There are several people who claim that Jesus is God entre autre because he is called Immanuel and Jesus. They seem to forget that before and after Jesus was born there have been other people with the same name.

The name of Jesus is not the original name of the Nazarene master teacher. His real Hebrew name is Jeshua, a short form or nickname for Jehashua or in old spelling Yahushua. Jeshua is actually the same Hebrew name as Joshua which comes from Je-ho-shua and which means “God saves”.  

It is not because parents where caling their child Immanuel or Emmanuel, which means “God with us” that they would have been convinced that their child would be God having come in their family. All those Immanels and Immanuels are not an incarnation of God, like so many Christians want us to believe.

It is interesting as a sideline to note that Joshua is renamed by Moses from his original name which means “He saves” to “God saves” presumably to underline that it is God that saves not man:

“And Moses called Hoshea the son of Nun Joshua” (Nu 13:16).

The Jeshua born in Bethlehem, brought up in Nazareth and teaching a lot in Galilee, who lived in that region at the same time as the rebellious gangleader who lived in the mountain caves and had the same first name Jeshua (or if you prefer Jesus) was, like the rebel not God incarnated because of his name. Because then God would have been walking at least in two people, the rebellious rabbi or master teacher Jesus and the political rebel, Jesus who fought against the Roman invaders.

The fighter Jeshua or Jesus was hoping to save his  people from the Romans.
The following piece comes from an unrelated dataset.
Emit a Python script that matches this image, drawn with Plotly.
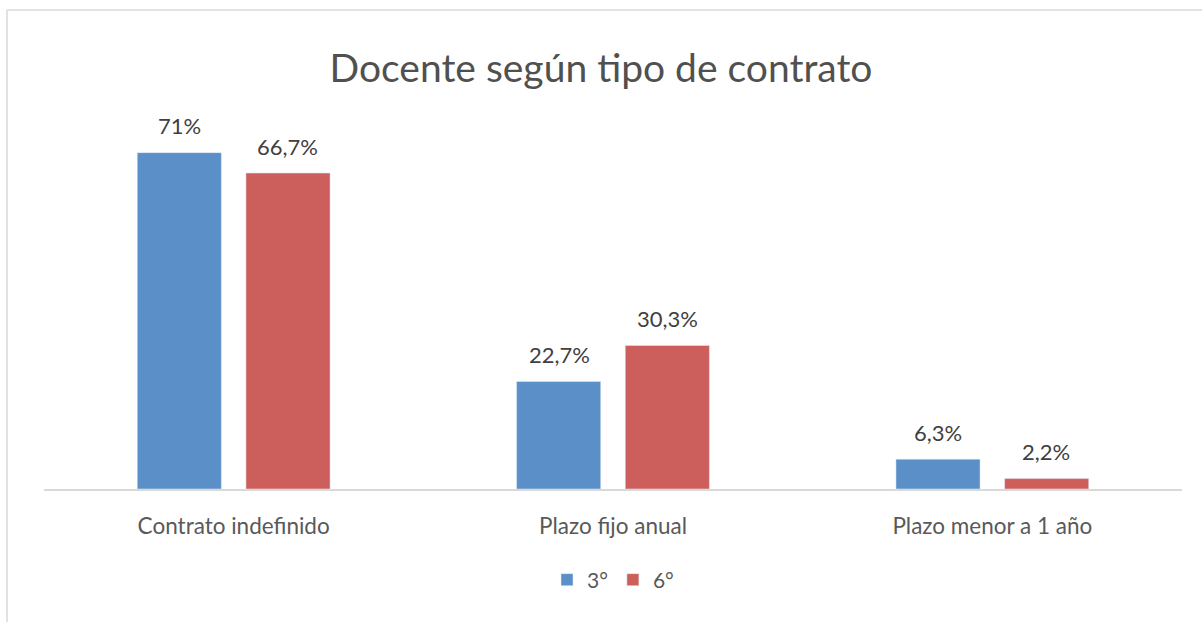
import plotly.graph_objects as go

categories = ["Contrato indefinido", "Plazo fijo anual", "Plazo menor a 1 año"]
series_names = ["3°", "6°"]
values_3 = [71.0, 22.7, 6.3]
values_6 = [66.7, 30.3, 2.2]
labels_3 = ["71%", "22,7%", "6,3%"]
labels_6 = ["66,7%", "30,3%", "2,2%"]
colors = ["#5B8FC7", "#CC5F5B"]

FONT = "Lato, Open Sans, sans-serif"
W, H = 1202, 622
ML, MR, MT, MB = 44, 20, 110, 133

fig = go.Figure()
series = [(series_names[0], values_3, labels_3, colors[0]),
          (series_names[1], values_6, labels_6, colors[1])]
for i, (name, vals, labs, col) in enumerate(series):
    fig.add_trace(go.Bar(
        x=categories, y=vals, name=name, marker_color=col,
        offsetgroup=str(i), hoverinfo="x+y",
    ))

fig.update_layout(
    width=W, height=H,
    paper_bgcolor="white", plot_bgcolor="white",
    barmode="group", bargap=0.427, bargroupgap=0.226,
    margin=dict(l=ML, r=MR, t=MT, b=MB, autoexpand=False),
    title=dict(text="Docente según tipo de contrato", x=0.5, xanchor="center",
               y=1 - 68 / H, yanchor="middle",
               font=dict(family=FONT, size=39, color="#505050")),
    xaxis=dict(showline=True, linecolor="#D9D9D9", linewidth=1.5, ticks="",
               ticklabelstandoff=16,
               tickfont=dict(family=FONT, size=22.5, color="#595959"), showgrid=False),
    yaxis=dict(visible=False, range=[0, 80], showgrid=False),
    legend=dict(orientation="h", x=0.5, xanchor="center",
                yref="container", y=1 - 580 / H, yanchor="middle",
                font=dict(family=FONT, size=21, color="#595959"),
                itemwidth=30, traceorder="normal"),
    showlegend=True,
)

# data labels above bars, positioned from the data via the axes
for i, (name, vals, labs, col) in enumerate(series):
    xshift = -54 if i == 0 else 54
    for cat, v, lab in zip(categories, vals, labs):
        fig.add_annotation(x=cat, y=v, xref="x", yref="y", text=lab,
                           showarrow=False, xshift=xshift, yshift=27,
                           yanchor="middle",
                           font=dict(family=FONT, size=22, color="#404040"))

# chart frame (left and top edges visible in the reference)
pw, ph = W - ML - MR, H - MT - MB
fx0 = -37 / pw
fy1 = (H - 10 - MB) / ph
fig.add_shape(type="line", xref="paper", yref="paper",
              x0=fx0, x1=fx0, y0=-MB / ph, y1=fy1,
              line=dict(color="#D9D9D9", width=1.5))
fig.add_shape(type="line", xref="paper", yref="paper",
              x0=fx0, x1=(W - ML) / pw, y0=fy1, y1=fy1,
              line=dict(color="#D9D9D9", width=1.5))
fig.write_html("out.html", config={"displayModeBar": False},
               post_script="document.body.style.margin='0';document.body.style.padding='0';")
The prophet Jeshua who taught about love, wanted to save all people from the curse of death. Both could be considered saviours, though none of them was the Saviour God. Both could exist or be there at the same time in the same region. Both could be seen and heard about by many. Several people had put their hope on one or the other man with the name Jeshua (God saves) looking forward to be saved from Roman tirrany. It was because God allowed them to be there, that they could be there.
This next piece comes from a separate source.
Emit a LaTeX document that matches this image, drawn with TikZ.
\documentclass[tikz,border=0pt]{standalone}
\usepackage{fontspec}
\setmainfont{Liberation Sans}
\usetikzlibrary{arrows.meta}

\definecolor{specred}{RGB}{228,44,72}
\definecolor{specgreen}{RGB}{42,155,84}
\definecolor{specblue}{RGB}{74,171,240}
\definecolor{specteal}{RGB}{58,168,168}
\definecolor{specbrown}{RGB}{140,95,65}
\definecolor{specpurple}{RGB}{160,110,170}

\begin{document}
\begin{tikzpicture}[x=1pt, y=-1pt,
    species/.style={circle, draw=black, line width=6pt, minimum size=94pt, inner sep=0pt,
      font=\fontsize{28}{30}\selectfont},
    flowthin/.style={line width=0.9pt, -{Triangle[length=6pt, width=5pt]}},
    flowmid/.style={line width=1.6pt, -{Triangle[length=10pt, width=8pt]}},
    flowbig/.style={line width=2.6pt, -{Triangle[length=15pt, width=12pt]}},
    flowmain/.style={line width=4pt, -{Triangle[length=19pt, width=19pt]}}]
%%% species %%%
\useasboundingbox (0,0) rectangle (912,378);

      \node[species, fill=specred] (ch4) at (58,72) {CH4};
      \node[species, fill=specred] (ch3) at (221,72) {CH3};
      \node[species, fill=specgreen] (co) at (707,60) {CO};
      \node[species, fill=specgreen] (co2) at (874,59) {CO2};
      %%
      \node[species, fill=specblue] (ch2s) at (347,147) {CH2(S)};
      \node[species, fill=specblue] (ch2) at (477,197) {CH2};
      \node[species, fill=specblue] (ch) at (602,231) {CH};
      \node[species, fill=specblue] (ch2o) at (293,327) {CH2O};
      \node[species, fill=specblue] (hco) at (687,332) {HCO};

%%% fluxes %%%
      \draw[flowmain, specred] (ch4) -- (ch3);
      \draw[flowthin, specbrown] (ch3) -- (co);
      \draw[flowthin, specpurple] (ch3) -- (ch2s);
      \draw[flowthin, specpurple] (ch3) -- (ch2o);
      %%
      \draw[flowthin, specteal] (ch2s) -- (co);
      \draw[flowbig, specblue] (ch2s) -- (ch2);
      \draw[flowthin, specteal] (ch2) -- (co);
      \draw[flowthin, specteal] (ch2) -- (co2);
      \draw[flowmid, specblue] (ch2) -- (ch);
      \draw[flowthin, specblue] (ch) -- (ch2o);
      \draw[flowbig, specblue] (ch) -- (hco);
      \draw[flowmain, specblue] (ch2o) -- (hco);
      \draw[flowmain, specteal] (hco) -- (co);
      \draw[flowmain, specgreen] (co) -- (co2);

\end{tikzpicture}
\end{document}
People can help others and even can save lives of others (like surgeons and first aid workers do), but in the end it is always because God allows those people to be there and to have such gifts to save someone. Without God nobody can do something, or save someone.

The name Jeshua or Jesus was and is still given by people to honour God and to show Him gratitude. But that name does not indicate that Jesus or Chesu of the first century of this Common Era would have been God having come in the flesh. The same, all those who, today, are called or have the name Immanuel, Emmanuel, Jesus, Jezus, Chesu, Jeshua, Jahushua, etc. are not a god or the God incarnated, but are simply human beings of flesh and blood.

After his death and resurrection Jesus (Jeshua) showed his wounds as a proof he was the man of flesh and blood who was previously impaled, and the proof he was not a spirit, like his heavenly Father Who is a Spirit.